Try to get some cutting oil rather than engine oil. Even just water is better than nothing for cooling, but you'll have to dry it up fast. Don't flood anything, just a little fine mist does well for water or a water based coolant. If you have a Home Depot or Lowes near you, look for Cutting Oil like used for pipe threading. It's in the plumbing department near plumbing tools if they have it. In a worst case, just use some non-detergent automotive oil. It's better than nothing and get ready for some smoke.
One last thing: Please have a small ABC dry chemical fire extinguisher handy just in case you catch the oil on fire.
Run your drill press nice and slow. Use good pressure to keep the hole saw cutting but don't force it.
Hint: Place a thin sheet of plywood or hardboard on the drill press table so you don't cut into it with the hole saw when it passes though the steel.
I always liked RapidTap or TapFree, less mess to clean up than oil, and work well on SS too.

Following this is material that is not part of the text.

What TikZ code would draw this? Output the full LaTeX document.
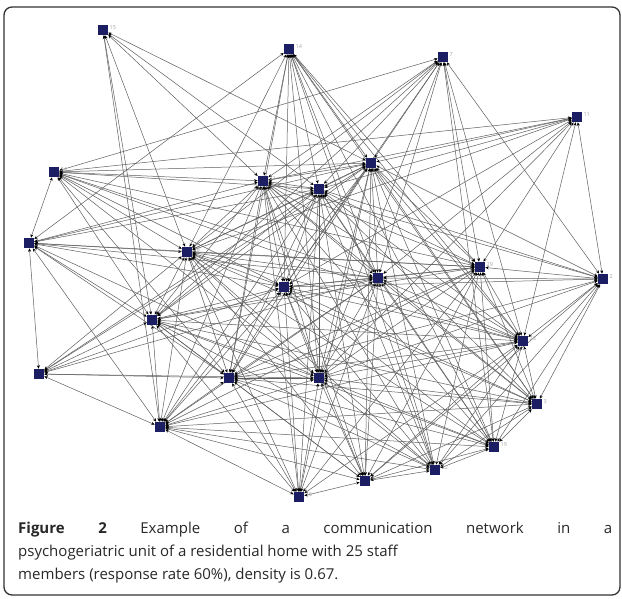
\documentclass[tikz,border=0pt]{standalone}
\usepackage{fontspec}
\setmainfont{Open Sans}
\usetikzlibrary{arrows.meta}
\definecolor{navy}{RGB}{28,30,100}
\definecolor{edgegray}{RGB}{95,95,95}
\definecolor{captxt}{RGB}{40,40,40}
\begin{document}
\begin{tikzpicture}[x=1pt,y=-1pt,
  nd/.style={minimum size=10pt,inner sep=0pt,outer sep=0.3pt,draw=none},
  lab/.style={font=\fontsize{5.5}{6}\selectfont,text=black!35,inner sep=0pt,anchor=west},
  edge/.style={draw=edgegray,line width=0.5pt,
    {Stealth[length=3.5pt,width=3pt,color=black]}-{Stealth[length=3.5pt,width=3pt,color=black]}},
  capt/.style={anchor=base west,inner sep=0pt,text=captxt,font=\fontsize{15}{17}\selectfont}]
\useasboundingbox (0,0) rectangle (622,599);
\fill[white] (0,0) rectangle (622,599);
\draw[line width=1.3pt,black!80,rounded corners=8pt] (4,7) rectangle (620,595);
% nodes
\node[nd] (n15) at (103,30) {};
\node[nd] (n14) at (289,49) {};
\node[nd] (n7)  at (443,57) {};
\node[nd] (n11) at (577,117) {};
\node[nd] (n24) at (54,172) {};
\node[nd] (n21) at (263,181) {};
\node[nd] (nA)  at (371,163) {};
\node[nd] (nB)  at (319,189) {};
\node[nd] (n5)  at (29,243) {};
\node[nd] (n18) at (187,252) {};
\node[nd] (nC)  at (378,278) {};
\node[nd] (nD)  at (284,287) {};
\node[nd] (n29) at (480,267) {};
\node[nd] (n2)  at (603,279) {};
\node[nd] (nE)  at (152,320) {};
\node[nd] (n23) at (523,341) {};
\node[nd] (nF)  at (39,374) {};
\node[nd] (nG)  at (229,378) {};
\node[nd] (n10) at (319,378) {};
\node[nd] (n3)  at (537,404) {};
\node[nd] (nH)  at (160,427) {};
\node[nd] (n19) at (494,447) {};
\node[nd] (n22) at (435,470) {};
\node[nd] (n4)  at (365,481) {};
\node[nd] (n16) at (299,497) {};
% central all-pairs edges
\foreach \a [count=\i] in {n21,nA,nB,n18,nC,nD,n29,nE,n23,nG,n10,n3,nH,n19,n22,n4}{
  \foreach \b [count=\j] in {n21,nA,nB,n18,nC,nD,n29,nE,n23,nG,n10,n3,nH,n19,n22,n4}{
    \ifnum\j>\i \draw[edge] (\a) -- (\b);\fi
  }
}
% peripheral edges
\foreach \a/\b in {
  n15/n18,n15/nE,n15/n21,n15/nB,n15/nA,n15/nH,
  n14/n5,n14/n21,n14/nB,n14/nA,n14/nD,n14/nC,n14/n10,n14/nG,n14/n18,n14/n29,n14/n23,n14/n3,n14/n22,n14/n19,
  n7/n21,n7/nB,n7/nA,n7/nD,n7/nC,n7/n18,n7/n10,n7/n29,n7/n23,n7/n2,n7/n19,n7/nE,n7/n24,
  n11/n21,n11/nA,n11/nB,n11/nC,n11/nD,n11/n29,n11/n23,n11/n2,n11/n10,n11/n18,n11/n24,
  n24/n5,n24/n21,n24/nB,n24/nA,n24/nC,n24/n18,n24/nD,n24/nE,n24/nG,n24/n10,n24/n29,n24/n23,
  n5/nF,n5/n21,n5/nB,n5/nA,n5/nC,n5/n18,n5/nE,n5/nG,n5/n10,n5/nH,n5/n29,n5/nD,
  nF/nE,nF/n18,nF/nG,nF/nH,nF/nD,nF/nB,nF/nA,nF/n10,nF/nC,
  n16/nH,n16/nG,n16/n10,n16/nE,n16/nD,n16/nC,n16/n18,n16/n21,n16/nB,n16/n29,n16/n23,n16/n4,n16/nA,
  n2/n29,n2/n23,n2/n3,n2/n19,n2/nC,n2/nA,n2/nB,n2/n21,n2/n10,n2/n22,n2/n4,n2/nD,n2/nG}
  \draw[edge] (\a) -- (\b);
% squares on top
\foreach \n in {n15,n14,n7,n11,n24,n21,nA,nB,n5,n18,nC,nD,n29,n2,nE,n23,nF,nG,n10,n3,nH,n19,n22,n4,n16}
  \fill[navy] ([shift={(-5pt,-5pt)}]\n.center) rectangle ([shift={(5pt,5pt)}]\n.center);
% labels
\foreach \n/\t in {n15/15,n14/14,n7/7,n11/11,n24/24,n21/21,n18/18,n29/29,n2/2,n23/23,n10/10,n3/3,n19/19,n22/22,n4/4,n16/16}
  \node[lab] at ([xshift=6.5pt,yshift=2pt]\n.center) {\t};
% caption
\node[capt] at (18,533) {\makebox[594pt][s]{\textbf{Figure 2} Example of a communication network in a}};
\node[capt] at (18,556) {psychogeriatric unit of a residential home with 25 staff};
\node[capt] at (18,579) {members (response rate 60\%), density is 0.67.};
\end{tikzpicture}
\end{document}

"When we build let us think we build forever. Let it not be for present delight nor for present use alone. Let it be such work that our descendants will thank us for, and let us think, as we lay stone upon stone, that a time is to come when these stones will be held sacred because our hands have touched them, and that men will say, as they look upon the labor and wrought substance of them, "See! This our fathers did for us."
John Ruskin (1819 - 1900)
Thanks again...I've been using motor oil...but I think I'll try some cutting oil. I just bought my drill press from Harbor Freight. It's pretty nice for the money. Probably not for a production environment, but pretty good for a home shop. I'm building alot of "stuff" for my Jeep, bumpers, skid plates, tire carrier, roll cage...stuff like that. This particular hole is for the spindle to slide into for the swing out tire carrier in my bumper. I'm drilling a test hole first in a piece of scrap. It's my form of stress relief!